According to official figures, the average net monthly income in Germany is
just under €1,900 (£1,590, $2,066).
The
Heartland website features a low-budget video introducing Seibt, who speaks to
the camera from what appears to be a home.
“I’ve got
very good news for you,” she says. “The world is not ending because of climate
change. In fact, 12 years from now we will still be around, casually taking
photos on our iPhone 18s
“We are
currently being force-fed a very dystopian agenda of climate alarmism that
tells us that we as humans are destroying the planet.

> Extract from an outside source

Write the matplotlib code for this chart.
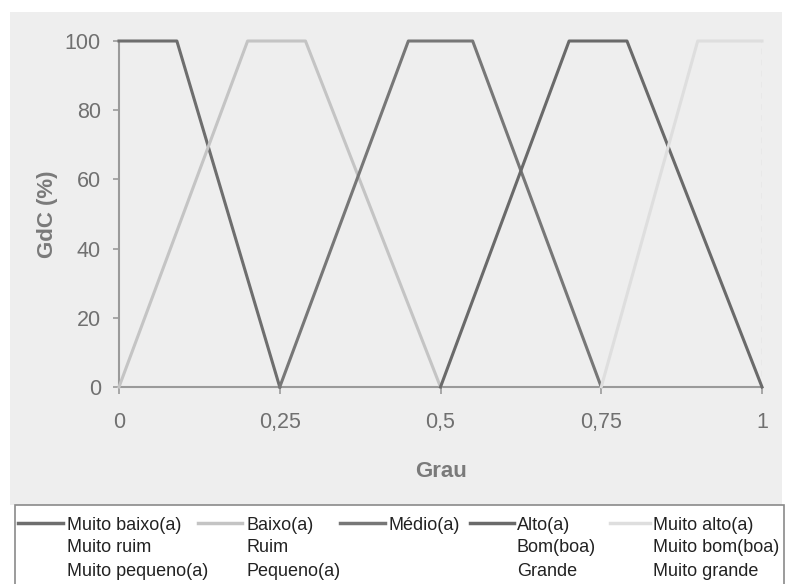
import matplotlib.pyplot as plt
from matplotlib.patches import Rectangle

# Valores (grau x GdC %)
grau = {
    "muito_baixo": [0, 0.09, 0.25],
    "baixo": [0, 0.20, 0.29, 0.50],
    "medio": [0.25, 0.45, 0.55, 0.75],
    "alto": [0.50, 0.70, 0.79, 1.00],
    "muito_alto": [0.75, 0.90, 1.00],
}
gdc = {
    "muito_baixo": [100, 100, 0],
    "baixo": [0, 100, 100, 0],
    "medio": [0, 100, 100, 0],
    "alto": [0, 100, 100, 0],
    "muito_alto": [0, 100, 100],
}
ordem = ["muito_baixo", "baixo", "medio", "alto", "muito_alto"]
cores = ["#6e6e6e", "#c4c4c4", "#777777", "#6a6a6a", "#dedede"]
rotulos = [
    "Muito baixo(a)\nMuito ruim\nMuito pequeno(a)",
    "Baixo(a)\nRuim\nPequeno(a)",
    "Médio(a)",
    "Alto(a)\nBom(boa)\nGrande",
    "Muito alto(a)\nMuito bom(boa)\nMuito grande",
]
xticks = [0, 0.25, 0.5, 0.75, 1]
xticklabels = ["0", "0,25", "0,5", "0,75", "1"]
yticks = [0, 20, 40, 60, 80, 100]

plt.rcParams["font.family"] = ["Liberation Sans", "DejaVu Sans"]
W, H = 786, 584
fig = plt.figure(figsize=(W / 100, H / 100), dpi=100)

# fundo cinza (área do gráfico escaneado)
fundo = fig.add_axes([10 / W, 1 - 505 / H, 772 / W, 493 / H], zorder=-1)
fundo.axis("off")
fundo.add_patch(Rectangle((0, 0), 1, 1, transform=fundo.transAxes,
                          facecolor="#eeeeee", edgecolor="none"))

ax = fig.add_axes([119 / W, 1 - 387 / H, 643 / W, 346 / H], zorder=1)
ax.set_facecolor("none")
for k, c in zip(ordem, cores):
    ax.plot(grau[k], gdc[k], color=c, lw=2.2, clip_on=False, zorder=3)

ax.axvline(1, color="#d0d0d0", lw=1, ls=(0, (4, 4)), zorder=1)
ax.set_xlim(0, 1)
ax.set_ylim(0, 100)
ax.set_xticks(xticks)
ax.set_xticklabels(xticklabels)
ax.set_yticks(yticks)
for s in ["top", "right"]:
    ax.spines[s].set_visible(False)
for s in ["left", "bottom"]:
    ax.spines[s].set_color("#9a9a9a")
    ax.spines[s].set_linewidth(1.5)
ax.tick_params(axis="x", colors="#9a9a9a", length=5, width=1.2, pad=13,
               labelsize=15.5, labelcolor="#707070")
ax.tick_params(axis="y", colors="#9a9a9a", length=4, width=1.2, pad=9,
               labelsize=15.5, labelcolor="#707070")
ax.set_xlabel("Grau", fontsize=16, fontweight="bold", color="#7a7a7a",
              labelpad=20)
ax.set_ylabel("GdC (%)", fontsize=16, fontweight="bold", color="#7a7a7a",
              labelpad=5)

# legenda desenhada à parte
lg = fig.add_axes([0, 0, 1, 1], zorder=5)
lg.set_xlim(0, W)
lg.set_ylim(H, 0)
lg.axis("off")
lg.add_patch(Rectangle((15, 505), 769, 90, facecolor="white",
                       edgecolor="#8a8a8a", lw=1.2))
hx = [(18, 63), (198, 242), (340, 385), (470, 514), (610, 650)]
tx = [67, 247, 388, 517, 653]
for (x0, x1), t, c, lab in zip(hx, tx, cores, rotulos):
    lg.plot([x0, x1], [523, 523], color=c, lw=2.5)
    for i, linha in enumerate(lab.split("\n")):
        lg.text(t, 525 + i * 23, linha, fontsize=13, color="#222222",
                va="center", ha="left")

fig.savefig("out.png", dpi=100, facecolor="white")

And that the young
people, especially, have no future – that the animals are dying, that we are
ruining nature.”
In another
film, Naomi Seibt vs Greta Thunberg: Whom Should We Trust?, Seibt says:
“Science is entirely based on intellectual humility and it is important that we
keep questioning the narrative that is out there instead of promoting it, and
these days climate change science really isn’t science at all.”
Seibt has
also uploaded a video with the title Message to the Media – HOW DARE YOU – an
obvious reference to a speech by Thunberg at the UN in which she rebuked world
leaders: “We are in the beginning of a mass extinction, and all you can talk
about is money, and fairytales of eternal economic growth. How dare you!”
Thunberg
began her activism at 15 by missing school and camping outside the Swedish
parliament. She has since met the pope, addressed members of Congress in
Washington and heads of state at the UN and helped inspire 4 million people to
join a global climate strike. Last year she became the youngest Time magazine
Person of the Year, much to Trump’s chagrin.
The
Washington Post observed: “If imitation is the highest form of flattery,
Heartland’s tactics amount to an acknowledgment that Greta has touched a nerve,
especially among teens and young adults.”
Since
Trump’s election, CPAC has paraded hard-right figures such as the former White
House officials Steve Bannon and Sebastian Gorka as well as numerous climate
sceptics.
In his
speech there last year, the president mocked the Green New Deal, proposals
championed by Democrats including Alexandria Ocasio-Cortez.
“No
planes,” the president said. “No energy. When the wind stops blowing, that’s
the end of your electric. ‘Let’s hurry up. Darling, darling, is the wind
blowing today? I’d like to watch television, darling.’”
Connor
Gibson, a researcher for Greenpeace USA, said: “Climate science is understood
by a majority of Americans, liberal and conservative alike. Unfortunately, you
won’t meet any of those people, or any climate scientists, at an event like
CPAC.
“The
Heartland Institute is funnelling anonymous money from the US to climate denial
in other countries. It relies on the media to advance false equivalence
strategies to attempt to normalise fringe beliefs. Climate denial is not a
victimless crime, and it’s time for the perpetrators to be held accountable.”